__Given exercise__
Extract everything from the first line through the line with "const spacers = [49, 65, 77, 110];", both ends included, except for any pictures.

__Dataset entries__
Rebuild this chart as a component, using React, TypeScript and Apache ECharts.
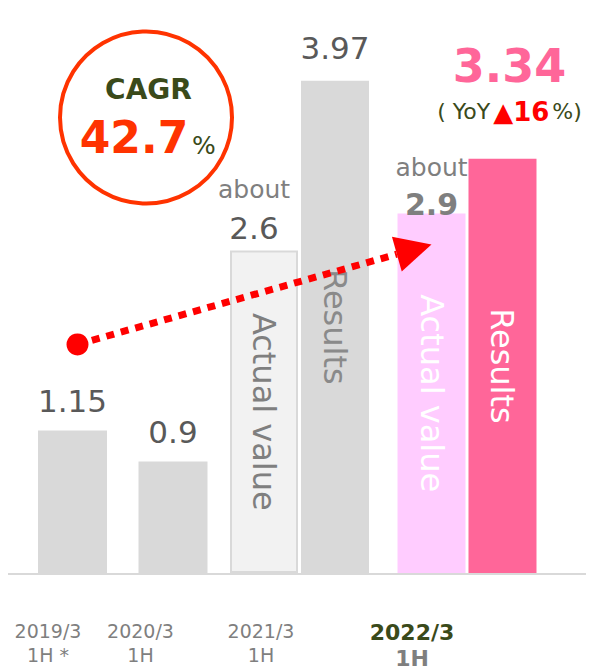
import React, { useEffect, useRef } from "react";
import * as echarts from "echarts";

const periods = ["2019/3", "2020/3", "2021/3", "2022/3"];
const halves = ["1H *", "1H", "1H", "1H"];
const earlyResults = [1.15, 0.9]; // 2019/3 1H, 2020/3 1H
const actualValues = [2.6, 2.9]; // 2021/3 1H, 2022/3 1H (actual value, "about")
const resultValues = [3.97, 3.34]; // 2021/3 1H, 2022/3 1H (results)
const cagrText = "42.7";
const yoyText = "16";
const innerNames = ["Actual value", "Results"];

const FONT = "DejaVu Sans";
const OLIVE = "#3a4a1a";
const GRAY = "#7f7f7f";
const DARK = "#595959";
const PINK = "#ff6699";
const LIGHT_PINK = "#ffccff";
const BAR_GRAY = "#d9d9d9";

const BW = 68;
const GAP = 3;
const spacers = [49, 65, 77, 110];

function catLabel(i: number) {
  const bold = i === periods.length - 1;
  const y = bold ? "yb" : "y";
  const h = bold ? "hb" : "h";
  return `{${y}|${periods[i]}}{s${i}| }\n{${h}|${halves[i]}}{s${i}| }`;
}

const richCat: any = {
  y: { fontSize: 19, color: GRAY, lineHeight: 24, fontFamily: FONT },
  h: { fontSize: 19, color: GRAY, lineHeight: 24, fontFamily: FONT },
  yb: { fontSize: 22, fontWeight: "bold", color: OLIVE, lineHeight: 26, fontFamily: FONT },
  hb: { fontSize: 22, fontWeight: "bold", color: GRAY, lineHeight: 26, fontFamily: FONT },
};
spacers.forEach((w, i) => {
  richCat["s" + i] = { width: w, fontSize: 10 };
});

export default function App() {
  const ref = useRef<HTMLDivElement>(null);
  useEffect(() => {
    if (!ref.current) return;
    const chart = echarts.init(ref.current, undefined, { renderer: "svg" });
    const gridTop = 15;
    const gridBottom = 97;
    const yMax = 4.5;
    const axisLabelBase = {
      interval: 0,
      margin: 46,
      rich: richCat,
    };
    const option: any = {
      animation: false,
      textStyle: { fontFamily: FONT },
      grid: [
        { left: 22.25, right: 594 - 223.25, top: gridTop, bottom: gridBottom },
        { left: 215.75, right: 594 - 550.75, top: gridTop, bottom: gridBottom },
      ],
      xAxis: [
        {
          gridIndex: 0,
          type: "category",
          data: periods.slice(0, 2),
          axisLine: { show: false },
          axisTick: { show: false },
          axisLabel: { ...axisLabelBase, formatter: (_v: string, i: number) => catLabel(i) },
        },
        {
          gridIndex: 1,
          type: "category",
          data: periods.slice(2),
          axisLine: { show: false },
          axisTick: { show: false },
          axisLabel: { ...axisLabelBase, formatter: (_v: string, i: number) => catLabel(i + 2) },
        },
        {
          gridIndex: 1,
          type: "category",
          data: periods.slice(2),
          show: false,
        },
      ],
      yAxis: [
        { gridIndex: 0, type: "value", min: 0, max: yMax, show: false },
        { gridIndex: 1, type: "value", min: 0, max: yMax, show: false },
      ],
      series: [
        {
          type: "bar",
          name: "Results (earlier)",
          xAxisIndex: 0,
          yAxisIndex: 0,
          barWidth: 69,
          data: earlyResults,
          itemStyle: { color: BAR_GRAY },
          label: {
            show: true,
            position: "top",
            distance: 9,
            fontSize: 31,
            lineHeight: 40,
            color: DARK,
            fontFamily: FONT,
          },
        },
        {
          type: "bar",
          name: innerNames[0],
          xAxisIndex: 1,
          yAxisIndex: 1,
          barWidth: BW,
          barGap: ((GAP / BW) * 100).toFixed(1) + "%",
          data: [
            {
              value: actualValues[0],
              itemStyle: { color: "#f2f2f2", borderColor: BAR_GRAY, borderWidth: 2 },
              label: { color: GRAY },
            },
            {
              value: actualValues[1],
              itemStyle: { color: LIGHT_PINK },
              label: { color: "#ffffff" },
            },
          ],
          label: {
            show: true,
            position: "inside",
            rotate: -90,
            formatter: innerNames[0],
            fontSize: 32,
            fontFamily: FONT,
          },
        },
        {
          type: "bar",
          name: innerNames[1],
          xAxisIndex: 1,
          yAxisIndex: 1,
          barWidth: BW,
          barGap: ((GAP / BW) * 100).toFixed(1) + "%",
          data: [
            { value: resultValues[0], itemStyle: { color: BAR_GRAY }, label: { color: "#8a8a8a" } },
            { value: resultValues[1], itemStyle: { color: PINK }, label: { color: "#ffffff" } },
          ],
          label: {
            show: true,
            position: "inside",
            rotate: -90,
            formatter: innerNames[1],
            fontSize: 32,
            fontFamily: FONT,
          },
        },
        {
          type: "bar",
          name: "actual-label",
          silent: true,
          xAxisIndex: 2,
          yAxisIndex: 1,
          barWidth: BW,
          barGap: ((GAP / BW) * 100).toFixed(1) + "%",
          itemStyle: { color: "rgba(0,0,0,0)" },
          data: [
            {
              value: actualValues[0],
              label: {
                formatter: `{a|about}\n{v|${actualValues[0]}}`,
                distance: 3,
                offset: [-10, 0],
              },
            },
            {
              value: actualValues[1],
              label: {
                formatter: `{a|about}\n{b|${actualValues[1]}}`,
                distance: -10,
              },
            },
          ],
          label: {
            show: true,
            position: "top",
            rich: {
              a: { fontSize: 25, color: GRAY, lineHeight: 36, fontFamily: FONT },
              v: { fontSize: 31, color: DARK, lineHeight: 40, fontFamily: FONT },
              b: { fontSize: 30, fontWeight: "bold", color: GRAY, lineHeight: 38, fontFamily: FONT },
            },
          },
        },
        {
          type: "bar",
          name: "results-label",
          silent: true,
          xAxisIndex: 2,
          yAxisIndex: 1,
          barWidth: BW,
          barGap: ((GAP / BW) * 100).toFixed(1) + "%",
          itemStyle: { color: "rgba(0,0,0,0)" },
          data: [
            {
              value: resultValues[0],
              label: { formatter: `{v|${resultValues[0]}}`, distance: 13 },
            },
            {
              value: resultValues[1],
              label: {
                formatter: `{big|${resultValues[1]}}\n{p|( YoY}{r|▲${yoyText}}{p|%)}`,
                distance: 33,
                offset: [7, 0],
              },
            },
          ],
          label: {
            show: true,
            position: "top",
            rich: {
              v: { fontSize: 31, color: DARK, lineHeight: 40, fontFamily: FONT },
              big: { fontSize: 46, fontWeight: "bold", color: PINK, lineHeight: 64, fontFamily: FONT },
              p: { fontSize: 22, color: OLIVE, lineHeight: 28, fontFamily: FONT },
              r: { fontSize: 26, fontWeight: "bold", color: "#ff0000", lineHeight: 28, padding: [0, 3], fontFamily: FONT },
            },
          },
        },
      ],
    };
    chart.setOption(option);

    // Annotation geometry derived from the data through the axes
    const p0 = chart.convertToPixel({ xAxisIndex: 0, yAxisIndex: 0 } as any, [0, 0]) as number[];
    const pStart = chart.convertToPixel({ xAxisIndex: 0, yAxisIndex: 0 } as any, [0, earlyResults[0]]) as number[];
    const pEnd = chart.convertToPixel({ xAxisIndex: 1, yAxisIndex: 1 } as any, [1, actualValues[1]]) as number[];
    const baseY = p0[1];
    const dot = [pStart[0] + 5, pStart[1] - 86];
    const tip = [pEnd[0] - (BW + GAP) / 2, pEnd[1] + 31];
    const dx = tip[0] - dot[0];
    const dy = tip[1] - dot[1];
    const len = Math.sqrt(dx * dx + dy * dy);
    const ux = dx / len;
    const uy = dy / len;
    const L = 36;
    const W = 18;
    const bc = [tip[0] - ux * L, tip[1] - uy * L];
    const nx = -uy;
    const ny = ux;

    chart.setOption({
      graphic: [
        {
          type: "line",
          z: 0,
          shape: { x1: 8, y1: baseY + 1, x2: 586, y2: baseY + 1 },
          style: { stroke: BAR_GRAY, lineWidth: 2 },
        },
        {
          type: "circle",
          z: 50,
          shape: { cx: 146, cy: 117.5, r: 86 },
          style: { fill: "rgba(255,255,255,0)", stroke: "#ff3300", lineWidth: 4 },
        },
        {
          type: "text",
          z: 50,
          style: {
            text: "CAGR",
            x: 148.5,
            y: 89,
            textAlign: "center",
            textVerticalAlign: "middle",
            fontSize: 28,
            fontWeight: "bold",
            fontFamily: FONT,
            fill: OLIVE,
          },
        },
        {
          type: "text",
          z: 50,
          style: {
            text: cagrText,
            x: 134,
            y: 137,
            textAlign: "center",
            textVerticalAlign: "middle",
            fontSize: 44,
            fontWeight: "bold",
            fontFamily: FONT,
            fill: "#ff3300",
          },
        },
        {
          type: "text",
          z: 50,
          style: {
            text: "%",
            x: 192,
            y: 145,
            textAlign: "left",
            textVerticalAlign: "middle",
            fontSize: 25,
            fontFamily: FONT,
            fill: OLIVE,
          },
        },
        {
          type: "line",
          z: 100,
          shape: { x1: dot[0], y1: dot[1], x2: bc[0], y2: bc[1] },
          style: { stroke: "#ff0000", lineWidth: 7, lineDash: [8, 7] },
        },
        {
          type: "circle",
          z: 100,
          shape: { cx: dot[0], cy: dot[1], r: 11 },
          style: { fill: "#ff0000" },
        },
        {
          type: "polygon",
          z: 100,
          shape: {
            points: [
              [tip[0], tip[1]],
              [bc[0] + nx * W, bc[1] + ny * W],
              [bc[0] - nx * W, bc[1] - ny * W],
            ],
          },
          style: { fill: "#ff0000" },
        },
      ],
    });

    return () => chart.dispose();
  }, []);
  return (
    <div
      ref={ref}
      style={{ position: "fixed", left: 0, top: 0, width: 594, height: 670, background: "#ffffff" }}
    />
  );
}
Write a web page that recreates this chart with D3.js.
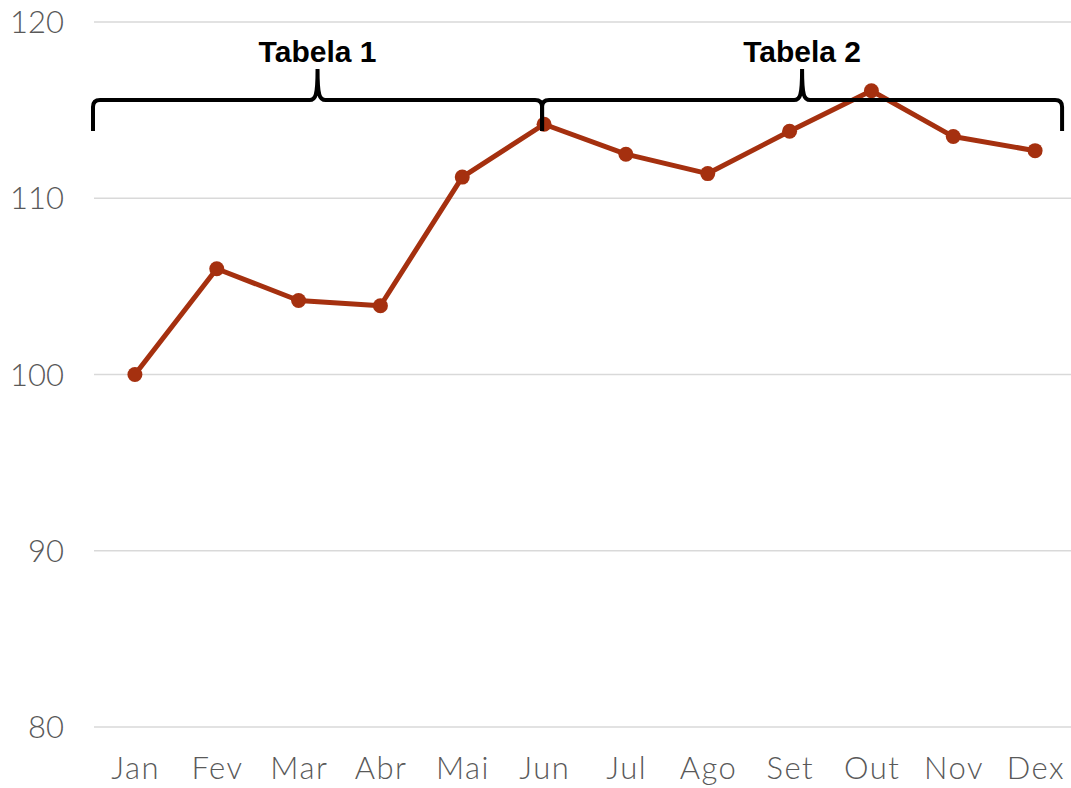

__Solution to the problem__
Rebuild this chart as a component, using React, TypeScript and Apache ECharts.
import React, { useEffect, useRef } from "react";
import * as echarts from "echarts";

const periods = ["2019/3", "2020/3", "2021/3", "2022/3"];
const halves = ["1H *", "1H", "1H", "1H"];
const earlyResults = [1.15, 0.9]; // 2019/3 1H, 2020/3 1H
const actualValues = [2.6, 2.9]; // 2021/3 1H, 2022/3 1H (actual value, "about")
const resultValues = [3.97, 3.34]; // 2021/3 1H, 2022/3 1H (results)
const cagrText = "42.7";
const yoyText = "16";
const innerNames = ["Actual value", "Results"];

const FONT = "DejaVu Sans";
const OLIVE = "#3a4a1a";
const GRAY = "#7f7f7f";
const DARK = "#595959";
const PINK = "#ff6699";
const LIGHT_PINK = "#ffccff";
const BAR_GRAY = "#d9d9d9";

const BW = 68;
const GAP = 3;
const spacers = [49, 65, 77, 110];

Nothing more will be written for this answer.